Michał Głowiński’s “Circles of Strangeness” at the conference “Jewish Pole – Polish Jew”
The conference is organized by the Section for Research on the Literary Culture of National Minorities in Poland of the Institute of Polish Literature of the University of Warsaw and the Inter-Faculty Unit for Comparative Studies of the Institute of Polish Literature of the University of Warsaw.
During the panel discussion “Jewish identity in literary texts from the time of the Holocaust” on November 16th at 10:30 Prof. Aleksandra Ubertowska will give the lecture „»Circles of Strangeness«, double coming-out. Autobiographical project of Michał Głowiński”.
Michał Głowiński is a theorist and historian of literature, author of numerous essays and academic works (among others, “Nowomowa po polsku” – “Newspeak in Polish”), as well as autobiographical novels (such as “Czarne sezony” – “Black Seasons”, and “Historia jednej topoli” – “The Story of One Poplar”). The author focuses in his books on subjects such as the extermination of Jews in Poland and growing up in the Polish People’s Republic.
Prof. Michał Głowiński is one of “Irena Sendler’s children” – the Righteous Among the Nations rescued him from the Warsaw Ghetto and provided him with shelter on the so-called “Aryan side”.
Głowiński pays tribute to Irena Sendler in his newest book “Circles of Strangeness. An Autobiographical Story”, published by Wydawnictwo Literackie in 2010.
Irena Sendler, activist of the underground Council to Aid Jews “Żegota”, saved 2,500 children during the Second World War. Michał Głowiński was one of them.
He left the ghetto in January 1943, together with his parents. For a while he had been hiding on the so-called “Aryan” side, until the family’s friend – Irena Sendler – put him in an orphanage run by the nuns of the Servants of Blessed Virgin Mary Congregation in Turkowice. He lived there until the liberation.
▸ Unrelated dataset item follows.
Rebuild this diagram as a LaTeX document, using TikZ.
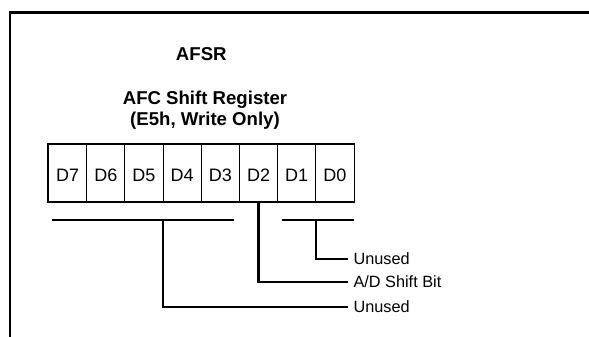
\documentclass[tikz,border=0pt]{standalone}
\usepackage{fontspec}
\setmainfont{Liberation Sans}
\usetikzlibrary{positioning}
\tikzset{
  cell/.style={draw,line width=0.9pt,minimum width=38.19pt,minimum height=57.7pt,
    inner sep=0pt,text height=17pt,text depth=0pt,font=\fontsize{18}{18}\selectfont},
  title/.style={anchor=base,inner sep=0pt,font=\fontsize{18.6}{21}\selectfont\bfseries},
  lbl/.style={anchor=west,inner sep=0pt,text height=11.7pt,text depth=0pt,
    font=\fontsize{16.3}{16}\selectfont},
  wire/.style={line width=2.2pt}
}
\begin{document}
\begin{tikzpicture}[x=1pt,y=-1pt]
  \useasboundingbox (0,0) rectangle (589,337);
  % frame
  \draw[line width=2.3pt] (10,337) -- (10,12.5) -- (589,12.5);
  % titles
  \node[title] (afsr) at (201.3,61) {AFSR};
  \node[title] (afc) at (205,104) {AFC Shift Register};
  \node[title] (mode) at (205,125) {(E5h, Write Only)};
  % register cells
  \foreach \i [count=\k from 0] in {7,...,0}
    \node[cell] (d\i) at (67.6+38.19*\k,173) {D\i};
  \draw[line width=1.5pt] (d7.north west) rectangle (d0.south east);
  \draw[line width=2.2pt] (d7.south west) -- (d0.south east);
  % bit groups
  \coordinate (hi) at (52.3,220.3);
  \coordinate (hiend) at (234.3,220.3);
  \coordinate (lo) at (282.3,220.3);
  \draw[wire] (hi) -- (hiend);
  \draw[wire] (lo) -- (d0.south east |- lo);
  % labels
  \node[lbl] (unusedlo) at (353.3,259) {Unused};
  \node[lbl] (shiftbit) at (353.3,281.7) {A/D Shift Bit};
  \node[lbl] (unusedhi) at (353.3,306.7) {Unused};
  \draw[wire] (d1.south east |- lo) |- ([xshift=-5pt]unusedlo.west);
  \draw[wire] (d2.south) |- ([xshift=-5pt]shiftbit.west);
  \draw[wire] (d4.south west |- hi) |- ([xshift=-5pt]unusedhi.west);
\end{tikzpicture}
\end{document}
Irena Sendler also helped his mother – she found her a job as a domestic servant in Otwock near Warsaw. Michał Głowiński describes the experience of hiding in such moving words: “I stopped being a child in the ghetto, I became a Jewish child hiding on the Aryan side, or rather hidden, because after all I couldn’t be an active side, I was transformed into an object, looked after by people with goodwill”.
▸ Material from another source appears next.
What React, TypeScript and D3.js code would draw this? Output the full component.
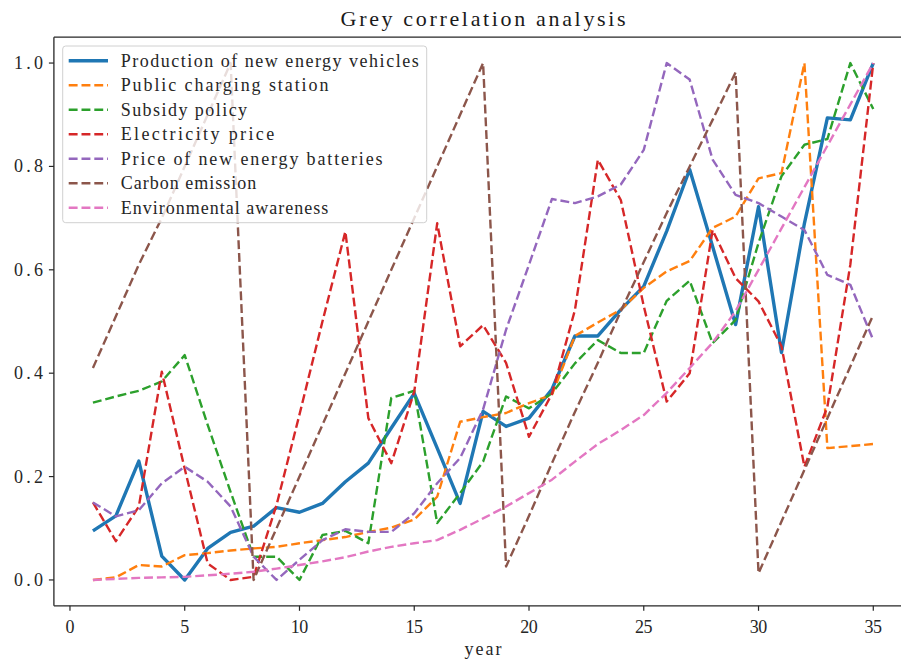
import React from 'react';
import * as d3 from 'd3';

// data
const years = d3.range(1, 36);

const production = [0.095, 0.124, 0.23, 0.046, 0.0, 0.061, 0.092, 0.104, 0.14, 0.131, 0.148, 0.19, 0.226, 0.294, 0.361, 0.255, 0.148, 0.326, 0.297, 0.313, 0.369, 0.472, 0.472, 0.523, 0.568, 0.675, 0.794, 0.645, 0.494, 0.722, 0.44, 0.69, 0.894, 0.89, 1.0];
const charging = [0.0, 0.005, 0.029, 0.026, 0.048, 0.052, 0.057, 0.061, 0.064, 0.071, 0.077, 0.083, 0.093, 0.101, 0.117, 0.161, 0.306, 0.315, 0.323, 0.342, 0.358, 0.472, 0.498, 0.523, 0.565, 0.597, 0.617, 0.681, 0.703, 0.777, 0.787, 1.0, 0.255, 0.259, 0.263];
const subsidy = [0.343, 0.355, 0.366, 0.384, 0.435, 0.3, 0.17, 0.045, 0.045, 0.0, 0.087, 0.095, 0.071, 0.352, 0.366, 0.11, 0.168, 0.229, 0.355, 0.332, 0.361, 0.419, 0.464, 0.439, 0.439, 0.54, 0.579, 0.458, 0.503, 0.652, 0.781, 0.842, 0.853, 1.0, 0.911];
const electricity = [0.15, 0.075, 0.142, 0.403, 0.215, 0.032, 0.0, 0.006, 0.145, 0.32, 0.5, 0.674, 0.313, 0.226, 0.364, 0.69, 0.452, 0.493, 0.42, 0.277, 0.36, 0.522, 0.813, 0.735, 0.53, 0.345, 0.4, 0.677, 0.584, 0.539, 0.452, 0.219, 0.335, 0.61, 1.0];
const battery = [0.15, 0.123, 0.135, 0.187, 0.219, 0.19, 0.142, 0.045, 0.0, 0.039, 0.077, 0.098, 0.093, 0.093, 0.129, 0.187, 0.236, 0.33, 0.484, 0.61, 0.737, 0.729, 0.742, 0.765, 0.832, 1.0, 0.968, 0.813, 0.745, 0.729, 0.703, 0.677, 0.59, 0.571, 0.464];
const carbon = [0.41, 0.51, 0.61, 0.7, 0.8, 0.9, 1.0, 0.0, 0.1, 0.2, 0.3, 0.4, 0.5, 0.6, 0.7, 0.8, 0.9, 1.0, 0.026, 0.124, 0.226, 0.325, 0.42, 0.52, 0.615, 0.71, 0.8, 0.89, 0.982, 0.013, 0.113, 0.213, 0.313, 0.413, 0.513];
const awareness = [0.0, 0.002, 0.004, 0.005, 0.006, 0.009, 0.012, 0.016, 0.022, 0.029, 0.036, 0.044, 0.055, 0.064, 0.071, 0.077, 0.097, 0.119, 0.142, 0.168, 0.194, 0.229, 0.263, 0.29, 0.319, 0.362, 0.41, 0.459, 0.52, 0.6, 0.68, 0.76, 0.84, 0.92, 1.0];

const seriesNames = [
  'Production of new energy vehicles',
  'Public charging station',
  'Subsidy policy',
  'Electricity price',
  'Price of new energy batteries',
  'Carbon emission',
  'Environmental awareness',
];
const seriesValues = [production, charging, subsidy, electricity, battery, carbon, awareness];
const colors = ['#1f77b4', '#ff7f0e', '#2ca02c', '#d62728', '#9467bd', '#8c564b', '#e377c2'];

const xTicks = [0, 5, 10, 15, 20, 25, 30, 35];
const yTicks = [0, 0.2, 0.4, 0.6, 0.8, 1.0];

const titleText = 'Grey correlation analysis';
const xLabel = 'year';

const width = 901;
const height = 660;
const font = '"Liberation Serif", "DejaVu Serif", serif';

export default function App() {
  const x = d3.scaleLinear().domain([-0.7, 36.7]).range([53.9, 912.3]);
  const y = d3.scaleLinear().domain([-0.05, 1.05]).range([605.8, 37.2]);
  const [left, right] = x.range();
  const [bottom, top] = y.range();

  const line = d3.line<number>()
    .x((d, i) => x(years[i]))
    .y(d => y(d));

  // legend geometry
  const legX = 62.7;
  const legY = 46;
  const legRow = 24.5;

  return (
    <svg width={width} height={height} style={{ position: 'absolute', left: 0, top: 0, background: '#fff' }}
      fontFamily={font}>
      <rect x={0} y={0} width={width} height={height} fill="#fff" />

      <defs>
        <clipPath id="plot-area">
          <rect x={left} y={top} width={right - left} height={bottom - top} />
        </clipPath>
      </defs>

      {/* Lines */}
      <g clipPath="url(#plot-area)">
        {seriesValues.map((vals, i) => (
          <path key={seriesNames[i]}
            d={line(vals) || ''}
            fill="none"
            stroke={colors[i]}
            strokeWidth={i === 0 ? 3.4 : 2.4}
            strokeDasharray={i === 0 ? undefined : '8.9 3.9'}
            strokeLinejoin="round" />
        ))}
      </g>

      {/* Spines */}
      <g stroke="#262626" strokeWidth={1.3} fill="none">
        <line x1={left} y1={top} x2={left} y2={bottom} />
        <line x1={left} y1={bottom} x2={right} y2={bottom} />
        <line x1={left} y1={top} x2={right} y2={top} />
        <line x1={right} y1={top} x2={right} y2={bottom} />
      </g>

      {/* x-axis */}
      <g>
        {xTicks.map(t => (
          <g key={t} transform={`translate(${x(t)},${bottom})`}>
            <line y2={5} stroke="#262626" strokeWidth={1.2} />
            <text y={27} textAnchor="middle" fontSize={18} fill="#262626"
              textLength={String(t).length * 8.8} lengthAdjust="spacing">{t}</text>
          </g>
        ))}
        <text x={(left + right) / 2} y={655} textAnchor="middle" fontSize={18} fill="#262626"
          textLength={37} lengthAdjust="spacing">{xLabel}</text>
      </g>

      {/* y-axis */}
      <g>
        {yTicks.map(t => (
          <g key={t} transform={`translate(${left},${y(t)})`}>
            <line x2={-5} stroke="#262626" strokeWidth={1.2} />
            <text x={-11} y={6} textAnchor="end" fontSize={18} fill="#262626"
              textLength={29} lengthAdjust="spacing">{t.toFixed(1)}</text>
          </g>
        ))}
      </g>

      {/* Title */}
      <text x={(left + right) / 2} y={26} textAnchor="middle" fontSize={22} fill="#1a1a1a"
        textLength={titleText.length * 11.4} lengthAdjust="spacing">{titleText}</text>

      {/* Legend */}
      <g>
        <rect x={legX} y={legY} width={364} height={176.7} rx={3}
          fill="#fff" fillOpacity={0.8} stroke="#d0d0d0" strokeWidth={1} />
        {seriesNames.map((name, i) => {
          const cy = 60.7 + i * legRow;
          return (
            <g key={name}>
              <line x1={68.7} x2={108} y1={cy} y2={cy}
                stroke={colors[i]}
                strokeWidth={i === 0 ? 3.4 : 2.4}
                strokeDasharray={i === 0 ? undefined : '8.9 3.9'} />
              <text x={120.7} y={cy + 6} fontSize={18} fill="#262626"
                textLength={name.length * 9.03} lengthAdjust="spacing">{name}</text>
            </g>
          );
        })}
      </g>
    </svg>
  );
}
The two-day conference will consist of the following panel discussions: “Jewish identity in the interwar period”, “Polish-Jewish literature in the 19th century”, “Polish-Jewish literature in the interwar period”, “Jewish identity in literary texts from the time of the Holocaust”, “Polish-Jewish literature and its relations with Yiddish literature in postwar Poland” and “Identity described years later”.